▶ _EXERCISE_
Take the lines from the top down to and including the one with "cx, cy, rad = 572, 499.5, 190.5" and repeat them exactly. Omit images.

▶ _PROVIDED DATA_
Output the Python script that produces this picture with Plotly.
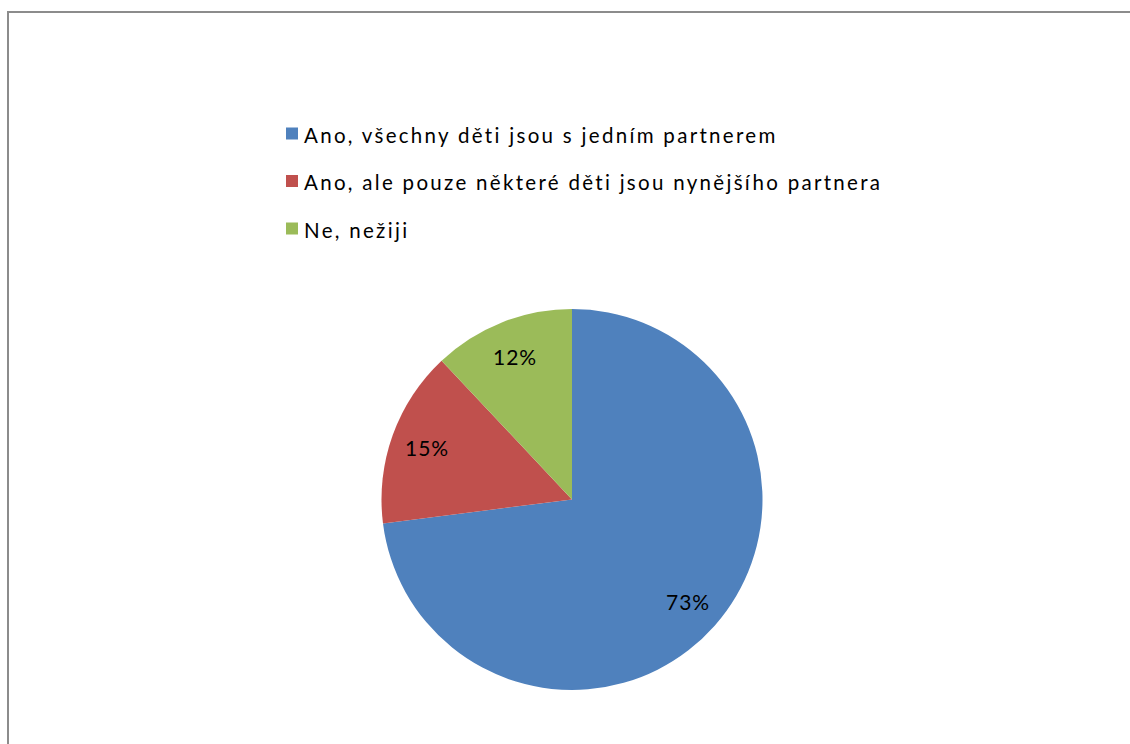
import math
import plotly.graph_objects as go

# Survey answers and their shares (percent)
labels = [
    "Ano, všechny děti jsou s jedním partnerem",
    "Ano, ale pouze některé děti jsou nynějšího partnera",
    "Ne, nežiji",
]
values = [73, 15, 12]
colors = ["#4F81BD", "#C0504D", "#9BBB59"]

W, H = 1130, 744
FONT = "Lato"

# pie geometry in pixels
cx, cy, rad = 572, 499.5, 190.5


def px(x):
    return x / W


def py(y):
    return 1 - y / H


fig = go.Figure()
fig.add_trace(go.Pie(
    labels=labels,
    values=values,
    marker=dict(colors=colors, line=dict(width=0)),
    sort=False,
    direction="clockwise",
    rotation=0,
    textinfo="none",
    hoverinfo="label+percent",
    showlegend=False,
    domain=dict(x=[px(cx - rad), px(cx + rad)], y=[py(cy + rad), py(cy - rad)]),
))

annotations = []
shapes = []

# percentage labels along each slice's bisector
total = sum(values)
cum = 0
for v in values:
    mid = (cum + v / 2) / total * 2 * math.pi
    cum += v
    lx = cx + 0.81 * rad * math.sin(mid)
    ly = cy - 0.81 * rad * math.cos(mid)
    annotations.append(dict(
        x=px(lx), y=py(ly), xref="paper", yref="paper",
        text=f'<span style="letter-spacing:1px">{v}%</span>',
        showarrow=False, xanchor="center", yanchor="middle",
        font=dict(family=FONT, size=21, color="#000000"),
    ))

# legend block above the pie
row_y = [133.5, 181, 228.5]
for lab, col, yy in zip(labels, colors, row_y):
    shapes.append(dict(
        type="rect", xref="paper", yref="paper",
        x0=px(286), x1=px(298), y0=py(yy - 6), y1=py(yy + 6),
        fillcolor=col, line=dict(width=0),
    ))
    annotations.append(dict(
        x=px(302), y=py(yy + 1), xref="paper", yref="paper",
        text=f'<span style="letter-spacing:2.3px">{lab}</span>',
        showarrow=False, xanchor="left", yanchor="middle",
        font=dict(family=FONT, size=20.5, color="#000000"),
    ))

# chart frame
shapes.append(dict(
    type="rect", xref="paper", yref="paper",
    x0=px(8), x1=px(1150), y0=py(760), y1=py(12),
    line=dict(color="#8c8c8c", width=2), fillcolor="rgba(0,0,0,0)",
))

fig.update_layout(
    width=W, height=H,
    margin=dict(l=0, r=0, t=0, b=0),
    paper_bgcolor="white", plot_bgcolor="white",
    annotations=annotations, shapes=shapes,
    font=dict(family=FONT),
)

fig.write_html("out.html")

▶ _WRITTEN SOLUTION_
Output the Python script that produces this picture with Plotly.
import math
import plotly.graph_objects as go

# Survey answers and their shares (percent)
labels = [
    "Ano, všechny děti jsou s jedním partnerem",
    "Ano, ale pouze některé děti jsou nynějšího partnera",
    "Ne, nežiji",
]
values = [73, 15, 12]
colors = ["#4F81BD", "#C0504D", "#9BBB59"]

W, H = 1130, 744
FONT = "Lato"

# pie geometry in pixels
cx, cy, rad = 572, 499.5, 190.5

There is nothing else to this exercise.